Immediate Mental Direction
This article is a long-winded attempt to describe a very elusive sort of mental activity which I think exists, as part of a larger description of human behavior which may eventually support an agent based model or an analytical framework.
There are a few straightforward kinds of conscious mental action which may be numerated as follows:
- Notice/Observe/Capture a portion of a stream of perceivable information.
- Calculate/Consider/Evaluate captured information. This includes asking, answering and comparing.
- Judge/Select/Prefer/Choose/Rank/Compare/Prioritize
- Direct/Try/Exert Effort/Will/Focus
I'm not actually sure if this mental activity occurs immediately prior or simultaneously with the physical act, but I do know that in normal circumstances your hand will not draw a cup of water to your mouth unless you want it to, which is the concept I'm trying to convey here.
This concept is so elusive to me that I would like to claim it doesn't exist, except that it also appears to be the best explanation of certain phenomena. For example, the non-moving hand mentioned just prior. It may also explain the behavior of a person who is said to be driving "on autopilot" and makes a right hand turn instead of a left hand turn "without thinking."

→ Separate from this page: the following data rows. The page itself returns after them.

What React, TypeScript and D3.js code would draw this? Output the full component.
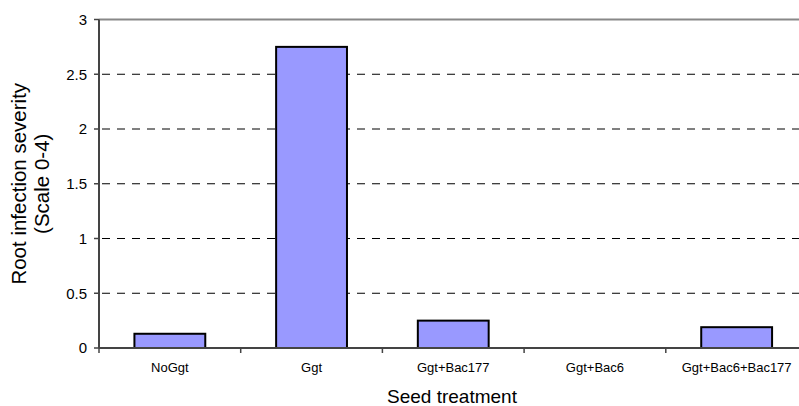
import React from "react";
import * as d3 from "d3";

const categories = ["NoGgt", "Ggt", "Ggt+Bac177", "Ggt+Bac6", "Ggt+Bac6+Bac177"];
const severity = [0.13, 2.75, 0.25, 0, 0.19];
const yTicks = [0, 0.5, 1, 1.5, 2, 2.5, 3];

const width = 799;
const height = 406;
const margin = { top: 19.5, right: -8.5, bottom: 58, left: 99 };
const font = "Arial, 'Liberation Sans', sans-serif";

const App = () => {
  const x = d3
    .scaleBand()
    .domain(categories)
    .range([margin.left, width - margin.right])
    .paddingInner(0.5)
    .paddingOuter(0.25);
  const y = d3
    .scaleLinear()
    .domain([0, 3])
    .range([height - margin.bottom, margin.top]);

  const step = x.step();
  const x0 = margin.left;
  const x1 = width - margin.right;
  const bottom = y(0);
  const midY = (y(3) + bottom) / 2;

  return (
    <svg
      width={width}
      height={height}
      style={{ position: "absolute", left: 0, top: 0, background: "#fff" }}
      fontFamily={font}
    >
      {/* gridlines */}
      {yTicks
        .filter((t) => t > 0 && t < 3)
        .map((t) => (
          <line
            key={t}
            x1={x0}
            x2={x1}
            y1={y(t)}
            y2={y(t)}
            stroke="#000"
            strokeWidth={1}
            strokeDasharray="8 7"
            strokeDashoffset={-3}
          />
        ))}
      {/* top border */}
      <line x1={x0} x2={x1} y1={y(3)} y2={y(3)} stroke="#888" strokeWidth={2} />

      {/* bars */}
      {categories.map((c, i) =>
        severity[i] > 0 ? (
          <rect
            key={c}
            x={x(c)}
            y={y(severity[i])}
            width={x.bandwidth()}
            height={bottom - y(severity[i])}
            fill="#9999FF"
            stroke="#000"
            strokeWidth={2}
          />
        ) : null
      )}

      {/* y axis */}
      <line x1={x0} x2={x0} y1={y(3)} y2={bottom} stroke="#444" strokeWidth={2} />
      {yTicks.map((t) => (
        <g key={t}>
          <line x1={x0 - 5} x2={x0} y1={y(t)} y2={y(t)} stroke="#444" strokeWidth={1.5} />
          <text
            x={x0 - 12}
            y={y(t)}
            dy="0.36em"
            textAnchor="end"
            fontSize={15}
            fill="#000"
          >
            {t}
          </text>
        </g>
      ))}

      {/* x axis */}
      <line x1={x0} x2={x1} y1={bottom} y2={bottom} stroke="#444" strokeWidth={2} />
      {d3.range(categories.length + 1).map((i) => (
        <line
          key={i}
          x1={x0 + i * step}
          x2={x0 + i * step}
          y1={bottom}
          y2={bottom + 5}
          stroke="#444"
          strokeWidth={1.5}
        />
      ))}
      {categories.map((c) => (
        <text
          key={c}
          x={(x(c) ?? 0) + x.bandwidth() / 2}
          y={372}
          textAnchor="middle"
          fontSize={13}
          fill="#000"
        >
          {c}
        </text>
      ))}

      {/* axis titles */}
      <text x={452} y={403} textAnchor="middle" fontSize={19} fill="#000">
        Seed treatment
      </text>
      <text
        transform={`translate(26,${midY}) rotate(-90)`}
        textAnchor="middle"
        fontSize={20.5}
        fill="#000"
      >
        Root infection severity
      </text>
      <text
        transform={`translate(49,${midY}) rotate(-90)`}
        textAnchor="middle"
        fontSize={20.5}
        fill="#000"
      >
        (Scale 0-4)
      </text>
    </svg>
  );
};

export default App;
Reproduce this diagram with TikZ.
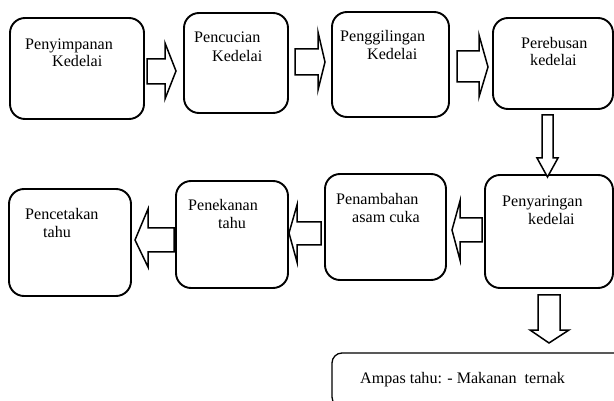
\documentclass[tikz,border=0pt]{standalone}
\usepackage{fontspec}
\setmainfont{Liberation Serif}
\begin{document}
\begin{tikzpicture}[x=1pt,y=-1pt,
  box/.style={draw=black,line width=1.9pt,rounded corners=15pt,inner sep=0pt},
  lbl/.style={inner sep=0pt,anchor=base west,font=\fontsize{16.1}{18}\selectfont},
  blk/.style={draw=black,line width=1.5pt,fill=white,line join=miter}]
\useasboundingbox (0,0) rectangle (614,401);
\clip (0,0) rectangle (614,401);
% boxes
\node[box,minimum width=134pt,minimum height=101pt] (b1) at (77,68.5) {};
\node[box,minimum width=104pt,minimum height=100pt] (b2) at (236,63) {};
\node[box,minimum width=117pt,minimum height=105pt] (b3) at (390.5,64.5) {};
\node[box,minimum width=120pt,minimum height=91pt] (b4) at (553,63.5) {};
\node[box,minimum width=128pt,minimum height=113pt] (b5) at (549,231.5) {};
\node[box,minimum width=121pt,minimum height=106pt] (b6) at (385.5,227) {};
\node[box,minimum width=112pt,minimum height=107pt] (b7) at (232,234.5) {};
\node[box,minimum width=122pt,minimum height=107pt] (b8) at (70,242.5) {};
\node[box,line width=1.3pt,rounded corners=10pt,minimum width=300pt,minimum height=54pt] (b9) at (482,380) {};
% texts
\node[lbl] (t1a) at (25,49.3) {Penyimpanan};
\node[lbl] (t1b) at (52,67) {Kedelai};
\node[lbl] (t2a) at (194,42.5) {Pencucian};
\node[lbl] (t2b) at (212,61.5) {Kedelai};
\node[lbl] (t3a) at (340,41.7) {Penggilingan};
\node[lbl] (t3b) at (367,60) {Kedelai};
\node[lbl] (t4a) at (521,48.3) {Perebusan};
\node[lbl] (t4b) at (530,65.7) {kedelai};
\node[lbl] (t5a) at (502,206.7) {Penyaringan};
\node[lbl] (t5b) at (528,225) {kedelai};
\node[lbl] (t6a) at (336,205) {Penambahan};
\node[lbl] (t6b) at (352,222.7) {asam cuka};
\node[lbl] (t7a) at (188,210.7) {Penekanan};
\node[lbl] (t7b) at (218,229) {tahu};
\node[lbl] (t8a) at (25,220) {Pencetakan};
\node[lbl] (t8b) at (43,238) {tahu};
\node[lbl] (t9) at (360,383.3) {Ampas tahu: - Makanan\ \ ternak};
% block arrows
\draw[blk] (147,59) -- (165,59) -- (165,43) -- (176,71) -- (165,99) -- (165,84) -- (147,84) -- cycle;
\draw[blk] (295,49) -- (318,49) -- (318,32) -- (325,62) -- (318,90) -- (318,75) -- (295,75) -- cycle;
\draw[blk] (457,51) -- (479,51) -- (479,35) -- (488,67) -- (479,97) -- (479,82) -- (457,82) -- cycle;
\draw[blk] (542,115) -- (553,115) -- (553,158) -- (558,158) -- (547.5,177) -- (537,158) -- (542,158) -- cycle;
\draw[blk] (482,218) -- (460,218) -- (460,201) -- (452,230) -- (460,260) -- (460,242) -- (482,242) -- cycle;
\draw[blk] (321,222) -- (297,222) -- (297,205) -- (289,233) -- (297,262) -- (297,245) -- (321,245) -- cycle;
\draw[blk] (174,228) -- (148,228) -- (148,209) -- (135,240) -- (148,267) -- (148,252) -- (174,252) -- cycle;
\draw[blk] (538,295) -- (560,295) -- (560,330) -- (569,330) -- (549,343) -- (530,330) -- (538,330) -- cycle;
\end{tikzpicture}
\end{document}
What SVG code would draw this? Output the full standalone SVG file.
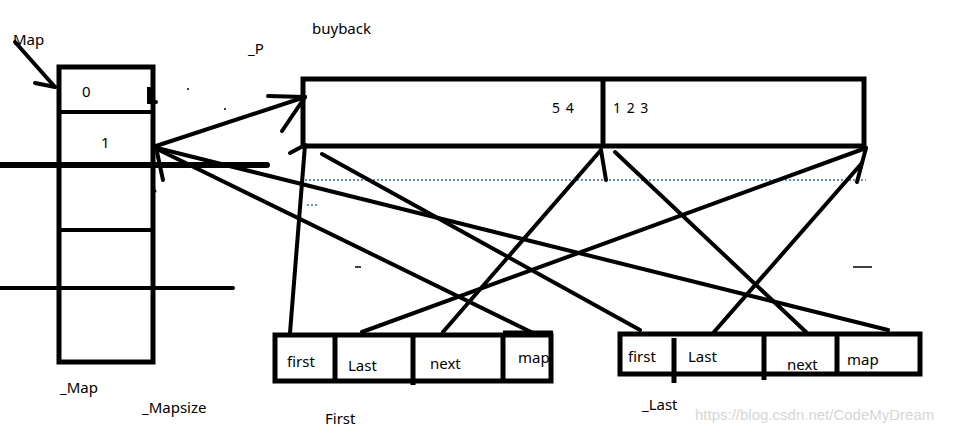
<svg xmlns="http://www.w3.org/2000/svg" width="957" height="433" viewBox="0 0 957 433">
<style>
.t{font-family:"Microsoft YaHei","Noto Sans","Liberation Sans",sans-serif;font-size:15px;fill:#000}
.s{font-size:14px;letter-spacing:1px}
.b{fill:none;stroke:#000;stroke-width:5}
.l{fill:none;stroke:#000;stroke-width:4;stroke-linecap:round}
.d{fill:none;stroke:#2f6fa8;stroke-width:1.5;stroke-dasharray:2 2}
.w{font-family:"Liberation Sans",Arial,sans-serif;font-size:15px;fill:#d6d6d6}
</style>
<rect width="957" height="433" fill="#fff"/>

<g id="map-array">
  <rect class="b" x="59" y="67" width="94" height="295"/>
  <line class="l" x1="59" y1="112" x2="153" y2="112"/>
  <line class="l" x1="59" y1="230" x2="153" y2="230"/>
  <line x1="0" y1="165" x2="267" y2="165" stroke="#000" stroke-width="6" stroke-linecap="round"/>
  <line class="l" x1="0" y1="288" x2="233" y2="288"/>
  <path class="l" d="M152,89 L149,89 L149,102 L156,102"/>
  <text class="t" x="82" y="97">0</text>
  <text class="t" x="101" y="148">1</text>
  <text class="t" x="13" y="45">Map</text>
  <text class="t" x="60" y="393">_Map</text>
  <text class="t" x="142" y="413">_Mapsize</text>
</g>

<g id="buyback">
  <rect class="b" x="303" y="79" width="561" height="67"/>
  <line class="b" x1="603" y1="79" x2="603" y2="146"/>
  <text class="t s" x="552" y="113">5 4</text>
  <text class="t s" x="613" y="113">1 2 3</text>
  <text class="t" x="312" y="34">buyback</text>
  <text class="t" x="248" y="54">_P</text>
  <line class="d" x1="305" y1="180" x2="866" y2="180"/>
  <line class="d" x1="307" y1="205" x2="318" y2="205"/>
</g>

<g id="first-node">
  <rect class="b" x="275" y="335" width="276" height="46"/>
  <line class="b" x1="335" y1="335" x2="335" y2="381"/>
  <line class="b" x1="413" y1="335" x2="413" y2="385"/>
  <line class="b" x1="503" y1="333" x2="503" y2="381"/>
  <line class="b" x1="503" y1="333" x2="553" y2="333"/>
  <text class="t" x="287" y="367">first</text>
  <text class="t" x="348" y="371">Last</text>
  <text class="t" x="430" y="369">next</text>
  <text class="t" x="518" y="363">map</text>
  <text class="t" x="325" y="424">First</text>
</g>

<g id="last-node">
  <rect class="b" x="620" y="334" width="300" height="40"/>
  <line class="b" x1="674" y1="338" x2="674" y2="383"/>
  <line class="b" x1="764" y1="335" x2="764" y2="380"/>
  <line class="b" x1="837" y1="334" x2="837" y2="372"/>
  <text class="t" x="628" y="362">first</text>
  <text class="t" x="688" y="362">Last</text>
  <text class="t" x="787" y="370">next</text>
  <text class="t" x="847" y="365">map</text>
  <text class="t" x="642" y="410">_Last</text>
</g>

<g id="connectors">
  <line class="l" x1="15" y1="42" x2="55" y2="87"/>
  <line class="l" x1="35" y1="83" x2="55" y2="87"/>
  <line class="l" x1="153" y1="147" x2="305" y2="97"/>
  <line class="l" x1="268" y1="96" x2="305" y2="97"/>
  <line class="l" x1="282" y1="131" x2="305" y2="97"/>
  <line class="l" x1="153" y1="147" x2="888" y2="330"/>
  <line class="l" x1="153" y1="147" x2="533" y2="333"/>
  <line class="l" x1="157" y1="152" x2="163" y2="180"/>
  <line class="l" x1="322" y1="154" x2="640" y2="330"/>
  <line class="l" x1="290" y1="333" x2="305" y2="145"/>
  <line class="l" x1="290" y1="153" x2="305" y2="145"/>
  <line class="l" x1="362" y1="332" x2="866" y2="148"/>
  <line class="l" x1="866" y1="148" x2="857" y2="182"/>
  <line class="l" x1="443" y1="332" x2="601" y2="150"/>
  <line class="l" x1="601" y1="150" x2="606" y2="180"/>
  <line class="l" x1="615" y1="152" x2="806" y2="332"/>
  <line class="l" x1="714" y1="332" x2="862" y2="163"/>
</g>

<g id="marks">
  <circle cx="188" cy="89" r="1" fill="#000"/>
  <circle cx="225" cy="109" r="1" fill="#000"/>
  <circle cx="155" cy="191" r="1.5" fill="#000"/>
  <line x1="355" y1="267" x2="361" y2="267" stroke="#000" stroke-width="1.5"/>
  <line x1="853" y1="267" x2="872" y2="267" stroke="#000" stroke-width="1.5"/>
</g>

<text class="w" x="695" y="420">https://blog.csdn.net/CodeMyDream</text>
</svg>
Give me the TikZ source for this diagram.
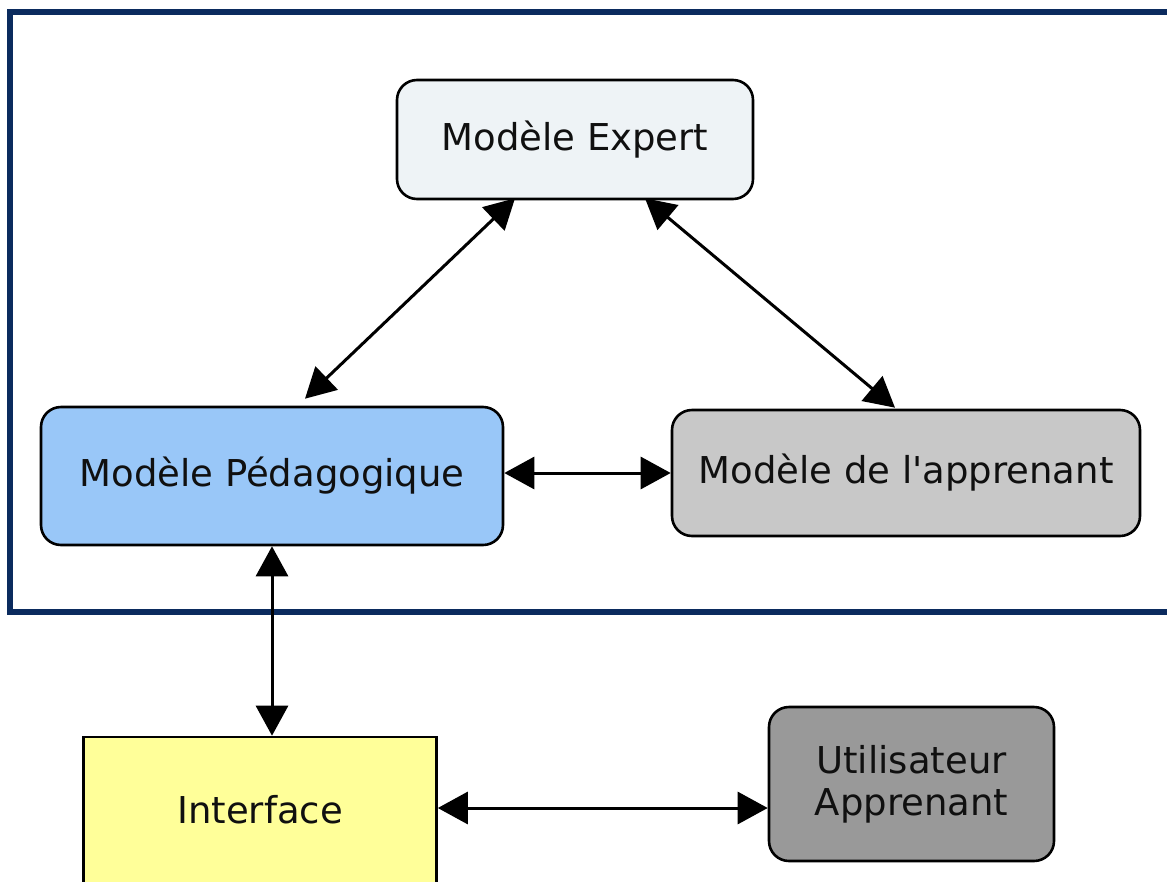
\documentclass[tikz,border=0pt]{standalone}
\usepackage{fontspec}
% a family without the TeX quote mapping, so that ' stays a straight apostrophe
\newfontfamily\labelfont{DejaVu Sans}
\usetikzlibrary{arrows.meta,calc}
\definecolor{framenavy}{HTML}{0B2B5E}
\definecolor{expertfill}{HTML}{EEF3F6}
\definecolor{pedafill}{HTML}{99C7F8}
\definecolor{apprfill}{HTML}{C8C8C8}
\definecolor{ifacefill}{HTML}{FFFF99}
\definecolor{userfill}{HTML}{999999}
\definecolor{txt}{HTML}{101010}
\begin{document}
\begin{tikzpicture}[x=1pt,y=-1pt,
  box/.style={draw=black,line width=2.6pt,rounded corners=20pt,inner sep=0pt,
    text=txt,font=\labelfont\fontsize{37}{42}\selectfont,align=center},
  sqbox/.style={box,rounded corners=0pt},
  link/.style={line width=3pt,draw=black,
    {Triangle[length=30pt,width=32pt]}-{Triangle[length=30pt,width=32pt]}}]
  \useasboundingbox[fill=white] (0,0) rectangle (1167,881);
  % outer frame around the core models
  \draw[framenavy,line width=6pt] (1190,11.5) -- (10,11.5) -- (10,612) -- (1190,612);

  % nodes
  \node[box,fill=expertfill,minimum width=356pt,minimum height=119pt] (exp) at (575,139.5) {Modèle Expert};
  \node[box,fill=pedafill,minimum width=462pt,minimum height=138pt] (ped) at (272,476) {Modèle Pédagogique};
  \node[box,fill=apprfill,minimum width=468pt,minimum height=126pt] (appr) at (906,473) {Modèle de l'apprenant};
  \node[sqbox,fill=ifacefill,minimum width=353pt,minimum height=146pt] (iface) at (260,810) {Interface};
  \node[box,fill=userfill,minimum width=285pt,minimum height=154pt] (user) at (911.5,784) {Utilisateur\\Apprenant};

  % connectors
  \draw[link] ([xshift=-60pt,yshift=2pt]exp.south) -- ([xshift=33pt,yshift=7pt]ped.north);
  \draw[link] ([xshift=70pt,yshift=2pt]exp.south) -- ([xshift=-11pt,yshift=1pt]appr.north);
  \coordinate (pe) at ([yshift=3pt]ped.east);
  \draw[link] (pe) -- (pe -| appr.west);
  \draw[link] (ped.south) -- (ped.south |- iface.north);
  \coordinate (ie) at ([yshift=2pt]iface.east);
  \draw[link] (ie) -- (ie -| user.west);
\end{tikzpicture}
\end{document}
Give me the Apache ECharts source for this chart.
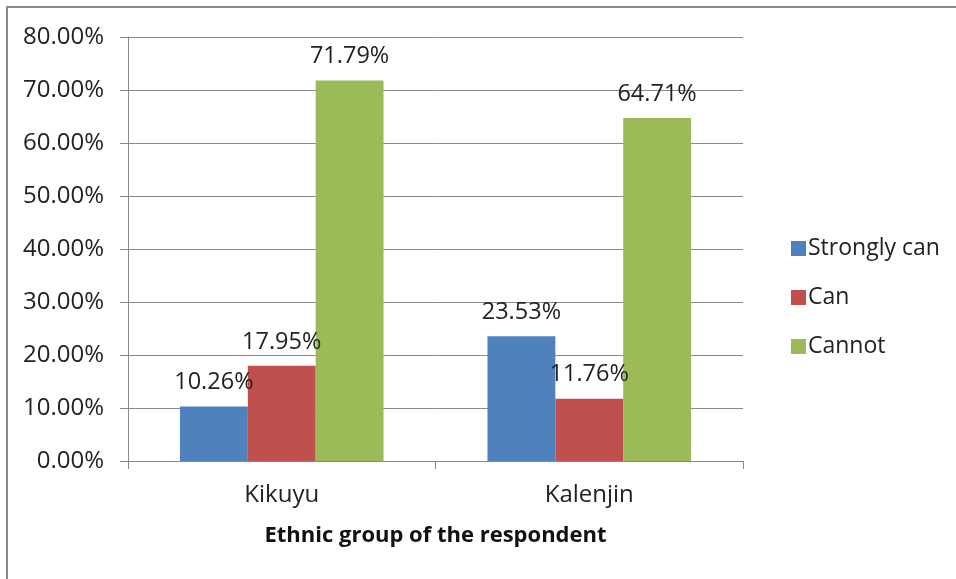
<!DOCTYPE html>
<html><head><meta charset="utf-8">
<script src="https://cdn.jsdelivr.net/npm/echarts@6/dist/echarts.min.js"></script>
<style>html,body{margin:0;padding:0;background:#fff}#c{width:956px;height:579px}</style>
</head><body><div id="c"></div>
<script>
const categories = ['Kikuyu', 'Kalenjin'];
const seriesNames = ['Strongly can', 'Can', 'Cannot'];
const stronglyCan = [10.26, 23.53];
const can = [17.95, 11.76];
const cannot = [71.79, 64.71];
const colors = ['#4F81BD', '#C0504D', '#9BBB59'];
const FONT = '"Open Sans", sans-serif';
const chart = echarts.init(document.getElementById('c'));
const mk = (name, data, color) => ({
  name, type: 'bar', data, barGap: '0%', barCategoryGap: '33.8%',
  itemStyle: { color },
  label: { show: true, position: 'top', distance: 12, color: '#222', fontFamily: FONT, fontSize: 23.5,
    formatter: p => p.value.toFixed(2) + '%' }
});
chart.setOption({
  animation: false,
  graphic: [{ type: 'rect', shape: { x: 7, y: 7, width: 1000, height: 700 }, style: { fill: 'none', stroke: '#8a8a8a', lineWidth: 2 }, silent: true }],
  grid: { left: 128, right: 213, top: 37, bottom: 118, containLabel: false },
  legend: {
    orient: 'vertical', left: 786, top: 232, itemGap: 26, itemWidth: 15, itemHeight: 15, icon: 'rect',
    textStyle: { fontFamily: FONT, fontSize: 23, color: '#222', padding: [0, 0, 0, -3] },
    data: seriesNames
  },
  xAxis: {
    type: 'category', data: categories,
    name: 'Ethnic group of the respondent', nameLocation: 'middle', nameGap: 64,
    nameTextStyle: { fontFamily: FONT, fontSize: 22, fontWeight: 'bold', color: '#111' },
    axisLine: { lineStyle: { color: '#8a8a8a', width: 1 } },
    axisTick: { show: true, length: 8, lineStyle: { color: '#8a8a8a' } },
    axisLabel: { fontFamily: FONT, fontSize: 24, color: '#222', margin: 22 }
  },
  yAxis: {
    type: 'value', min: 0, max: 80, interval: 10,
    axisLine: { show: true, lineStyle: { color: '#8a8a8a', width: 1 } },
    axisTick: { show: true, length: 8, lineStyle: { color: '#8a8a8a' } },
    splitLine: { lineStyle: { color: '#8a8a8a', width: 1 } },
    axisLabel: { fontFamily: FONT, fontSize: 24, color: '#222', margin: 24, formatter: v => v.toFixed(2) + '%' }
  },
  series: [mk(seriesNames[0], stronglyCan, colors[0]), mk(seriesNames[1], can, colors[1]), mk(seriesNames[2], cannot, colors[2])]
});
</script></body></html>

Any model should consider that this mental activity can be conducted with varying degrees of effort. I can urgently direct my hand to grab a cup of water and throw it on my burning hair, or I can casually direct my hand to grasp the last spoon of soup, since I'm not very hungry, but you know, I have to finish my soup right? Because of mental exhaustion and recovery, we can treat this varying level of effort as essentially the spending of a kind of self-synthesizing mental income.